### DATA PROVIDED ###

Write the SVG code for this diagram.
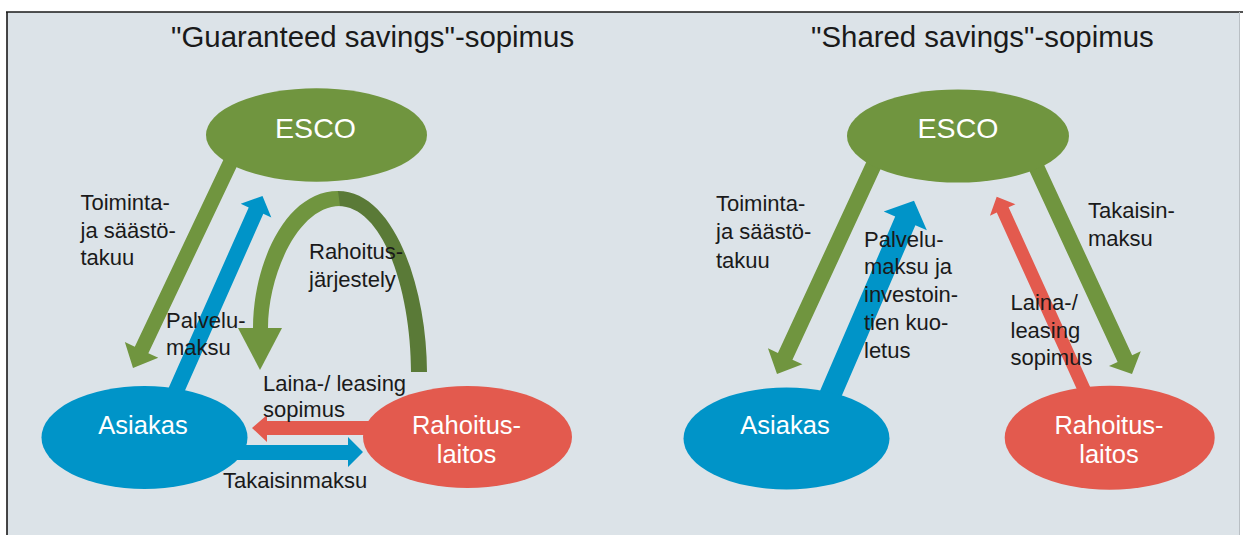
<svg xmlns="http://www.w3.org/2000/svg" width="1243" height="535" viewBox="0 0 1243 535">
<style>
.title{font-family:"Liberation Sans",Arial,sans-serif;font-size:29.4px;fill:#1a1a1a}
.lbl{font-family:"Liberation Sans",Arial,sans-serif;font-size:22px;fill:#1a1a1a}
.node{font-family:"Liberation Sans",Arial,sans-serif;font-size:25.5px;fill:#ffffff;text-anchor:middle}
.esco{font-size:28.5px}
.g{fill:#70953f}
.gd{fill:#5a7a37}
.b{fill:#0094c8}
.r{fill:#e35a4e}
</style>
<rect x="0" y="0" width="1243" height="535" fill="#ffffff"/>
<rect x="7" y="12" width="1232" height="523" fill="#dce3e8"/>
<line x1="6" y1="12" x2="1243" y2="12" stroke="#1a1a1a" stroke-width="1.6"/>
<line x1="7" y1="12" x2="7" y2="535" stroke="#1a1a1a" stroke-width="1.6"/>
<line x1="1239.5" y1="12" x2="1239.5" y2="535" stroke="#b9bfc4" stroke-width="1"/>

<text class="title" x="171" y="47">"Guaranteed savings"-sopimus</text>
<text class="title" x="811" y="47">"Shared savings"-sopimus</text>

<g id="connectors">
  <!-- left diagram -->
  <polygon class="g" points="227.22,151.79 240.78,158.21 148.35,353.14 158.29,357.86 133,368 124.85,342 134.79,346.72"/>
  <polygon class="b" points="164.69,396.76 248.7,207.38 240.7,203.83 262.5,196 271.32,217.41 263.32,213.86 179.31,403.24"/>
  <path class="gd" d="M338 191 C395 191 427 290 427 372 L411 372 C411 295 385 206 338 206 Z"/>
  <path class="g" d="M253 328 C253 265 285 191 338 191 L340 206 C298 206 268 275 268 328 Z"/>
  <polygon class="g" points="238,328 282,328 260,370"/>
  <polygon class="r" points="380,421 267,421 267,415 252,428 267,442 267,435 380,435"/>
  <polygon class="b" points="230,445 348,445 348,437 363,452 348,467 348,460 230,460"/>
  <!-- right diagram -->
  <polygon class="g" points="868.74,156.64 883.26,163.36 792.45,359.66 802.43,364.28 777,374 767.95,348.32 777.93,352.94"/>
  <polygon class="b" points="817.9,395.64 895.19,216.54 883.72,211.59 914,200.7 926.86,230.21 915.39,225.26 838.1,404.36"/>
  <polygon class="r" points="1082.08,400.69 996.77,212.6 989.94,215.69 996.7,196.7 1015.44,204.13 1008.61,207.22 1093.92,395.31"/>
  <polygon class="g" points="1026.74,165.36 1041.26,158.64 1132.13,355.21 1140.75,351.23 1132,374 1108.99,365.91 1117.61,361.93"/>
</g>

<g id="esco-left">
  <ellipse class="g" cx="316.5" cy="135" rx="110.5" ry="46.7"/>
  <text class="node esco" x="315.5" y="138">ESCO</text>
</g>
<g id="asiakas-left">
  <ellipse class="b" cx="144.5" cy="437.5" rx="103" ry="51.5"/>
  <text class="node" x="143" y="433.5">Asiakas</text>
</g>
<g id="rahoitus-left">
  <ellipse class="r" cx="467.5" cy="437" rx="104.5" ry="51"/>
  <text class="node" x="466.5" y="433.5">Rahoitus-</text>
  <text class="node" x="466.5" y="463">laitos</text>
</g>

<g id="esco-right">
  <ellipse class="g" cx="958" cy="136" rx="111" ry="46.6"/>
  <text class="node esco" x="958" y="138">ESCO</text>
</g>
<g id="asiakas-right">
  <ellipse class="b" cx="786.5" cy="438.5" rx="103" ry="51"/>
  <text class="node" x="785" y="433.5">Asiakas</text>
</g>
<g id="rahoitus-right">
  <ellipse class="r" cx="1109.7" cy="437.7" rx="105" ry="52"/>
  <text class="node" x="1109" y="433.5">Rahoitus-</text>
  <text class="node" x="1109" y="463">laitos</text>
</g>

<g id="labels-left">
  <text class="lbl" x="80.5" y="210">Toiminta-</text>
  <text class="lbl" x="80.5" y="237.5">ja säästö-</text>
  <text class="lbl" x="80.5" y="265">takuu</text>
  <text class="lbl" x="166" y="328">Palvelu-</text>
  <text class="lbl" x="166" y="355">maksu</text>
  <text class="lbl" x="309" y="259">Rahoitus-</text>
  <text class="lbl" x="309" y="286.5">järjestely</text>
  <text class="lbl" x="263" y="390.5">Laina-/ leasing</text>
  <text class="lbl" x="263" y="416.5">sopimus</text>
  <text class="lbl" x="223" y="488">Takaisinmaksu</text>
</g>
<g id="labels-right">
  <text class="lbl" x="716" y="211">Toiminta-</text>
  <text class="lbl" x="716" y="239">ja säästö-</text>
  <text class="lbl" x="716" y="267.5">takuu</text>
  <text class="lbl" x="864" y="246.7">Palvelu-</text>
  <text class="lbl" x="864" y="274.4">maksu ja</text>
  <text class="lbl" x="864" y="302.1">investoin-</text>
  <text class="lbl" x="864" y="329.8">tien kuo-</text>
  <text class="lbl" x="864" y="357.5">letus</text>
  <text class="lbl" x="1088" y="218.3">Takaisin-</text>
  <text class="lbl" x="1088" y="246">maksu</text>
  <text class="lbl" x="1010.5" y="310">Laina-/</text>
  <text class="lbl" x="1010.5" y="337.7">leasing</text>
  <text class="lbl" x="1010.5" y="365">sopimus</text>
</g>
</svg>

###

▶ _DIRECTIONS FOR THIS TASK_:
Restate the entire listing word for word, excluding pictures.

▶ _SOLUTION_:
Write the SVG code for this diagram.
<svg xmlns="http://www.w3.org/2000/svg" width="1243" height="535" viewBox="0 0 1243 535">
<style>
.title{font-family:"Liberation Sans",Arial,sans-serif;font-size:29.4px;fill:#1a1a1a}
.lbl{font-family:"Liberation Sans",Arial,sans-serif;font-size:22px;fill:#1a1a1a}
.node{font-family:"Liberation Sans",Arial,sans-serif;font-size:25.5px;fill:#ffffff;text-anchor:middle}
.esco{font-size:28.5px}
.g{fill:#70953f}
.gd{fill:#5a7a37}
.b{fill:#0094c8}
.r{fill:#e35a4e}
</style>
<rect x="0" y="0" width="1243" height="535" fill="#ffffff"/>
<rect x="7" y="12" width="1232" height="523" fill="#dce3e8"/>
<line x1="6" y1="12" x2="1243" y2="12" stroke="#1a1a1a" stroke-width="1.6"/>
<line x1="7" y1="12" x2="7" y2="535" stroke="#1a1a1a" stroke-width="1.6"/>
<line x1="1239.5" y1="12" x2="1239.5" y2="535" stroke="#b9bfc4" stroke-width="1"/>

<text class="title" x="171" y="47">"Guaranteed savings"-sopimus</text>
<text class="title" x="811" y="47">"Shared savings"-sopimus</text>

<g id="connectors">
  <!-- left diagram -->
  <polygon class="g" points="227.22,151.79 240.78,158.21 148.35,353.14 158.29,357.86 133,368 124.85,342 134.79,346.72"/>
  <polygon class="b" points="164.69,396.76 248.7,207.38 240.7,203.83 262.5,196 271.32,217.41 263.32,213.86 179.31,403.24"/>
  <path class="gd" d="M338 191 C395 191 427 290 427 372 L411 372 C411 295 385 206 338 206 Z"/>
  <path class="g" d="M253 328 C253 265 285 191 338 191 L340 206 C298 206 268 275 268 328 Z"/>
  <polygon class="g" points="238,328 282,328 260,370"/>
  <polygon class="r" points="380,421 267,421 267,415 252,428 267,442 267,435 380,435"/>
  <polygon class="b" points="230,445 348,445 348,437 363,452 348,467 348,460 230,460"/>
  <!-- right diagram -->
  <polygon class="g" points="868.74,156.64 883.26,163.36 792.45,359.66 802.43,364.28 777,374 767.95,348.32 777.93,352.94"/>
  <polygon class="b" points="817.9,395.64 895.19,216.54 883.72,211.59 914,200.7 926.86,230.21 915.39,225.26 838.1,404.36"/>
  <polygon class="r" points="1082.08,400.69 996.77,212.6 989.94,215.69 996.7,196.7 1015.44,204.13 1008.61,207.22 1093.92,395.31"/>
  <polygon class="g" points="1026.74,165.36 1041.26,158.64 1132.13,355.21 1140.75,351.23 1132,374 1108.99,365.91 1117.61,361.93"/>
</g>

<g id="esco-left">
  <ellipse class="g" cx="316.5" cy="135" rx="110.5" ry="46.7"/>
  <text class="node esco" x="315.5" y="138">ESCO</text>
</g>
<g id="asiakas-left">
  <ellipse class="b" cx="144.5" cy="437.5" rx="103" ry="51.5"/>
  <text class="node" x="143" y="433.5">Asiakas</text>
</g>
<g id="rahoitus-left">
  <ellipse class="r" cx="467.5" cy="437" rx="104.5" ry="51"/>
  <text class="node" x="466.5" y="433.5">Rahoitus-</text>
  <text class="node" x="466.5" y="463">laitos</text>
</g>

<g id="esco-right">
  <ellipse class="g" cx="958" cy="136" rx="111" ry="46.6"/>
  <text class="node esco" x="958" y="138">ESCO</text>
</g>
<g id="asiakas-right">
  <ellipse class="b" cx="786.5" cy="438.5" rx="103" ry="51"/>
  <text class="node" x="785" y="433.5">Asiakas</text>
</g>
<g id="rahoitus-right">
  <ellipse class="r" cx="1109.7" cy="437.7" rx="105" ry="52"/>
  <text class="node" x="1109" y="433.5">Rahoitus-</text>
  <text class="node" x="1109" y="463">laitos</text>
</g>

<g id="labels-left">
  <text class="lbl" x="80.5" y="210">Toiminta-</text>
  <text class="lbl" x="80.5" y="237.5">ja säästö-</text>
  <text class="lbl" x="80.5" y="265">takuu</text>
  <text class="lbl" x="166" y="328">Palvelu-</text>
  <text class="lbl" x="166" y="355">maksu</text>
  <text class="lbl" x="309" y="259">Rahoitus-</text>
  <text class="lbl" x="309" y="286.5">järjestely</text>
  <text class="lbl" x="263" y="390.5">Laina-/ leasing</text>
  <text class="lbl" x="263" y="416.5">sopimus</text>
  <text class="lbl" x="223" y="488">Takaisinmaksu</text>
</g>
<g id="labels-right">
  <text class="lbl" x="716" y="211">Toiminta-</text>
  <text class="lbl" x="716" y="239">ja säästö-</text>
  <text class="lbl" x="716" y="267.5">takuu</text>
  <text class="lbl" x="864" y="246.7">Palvelu-</text>
  <text class="lbl" x="864" y="274.4">maksu ja</text>
  <text class="lbl" x="864" y="302.1">investoin-</text>
  <text class="lbl" x="864" y="329.8">tien kuo-</text>
  <text class="lbl" x="864" y="357.5">letus</text>
  <text class="lbl" x="1088" y="218.3">Takaisin-</text>
  <text class="lbl" x="1088" y="246">maksu</text>
  <text class="lbl" x="1010.5" y="310">Laina-/</text>
  <text class="lbl" x="1010.5" y="337.7">leasing</text>
  <text class="lbl" x="1010.5" y="365">sopimus</text>
</g>
</svg>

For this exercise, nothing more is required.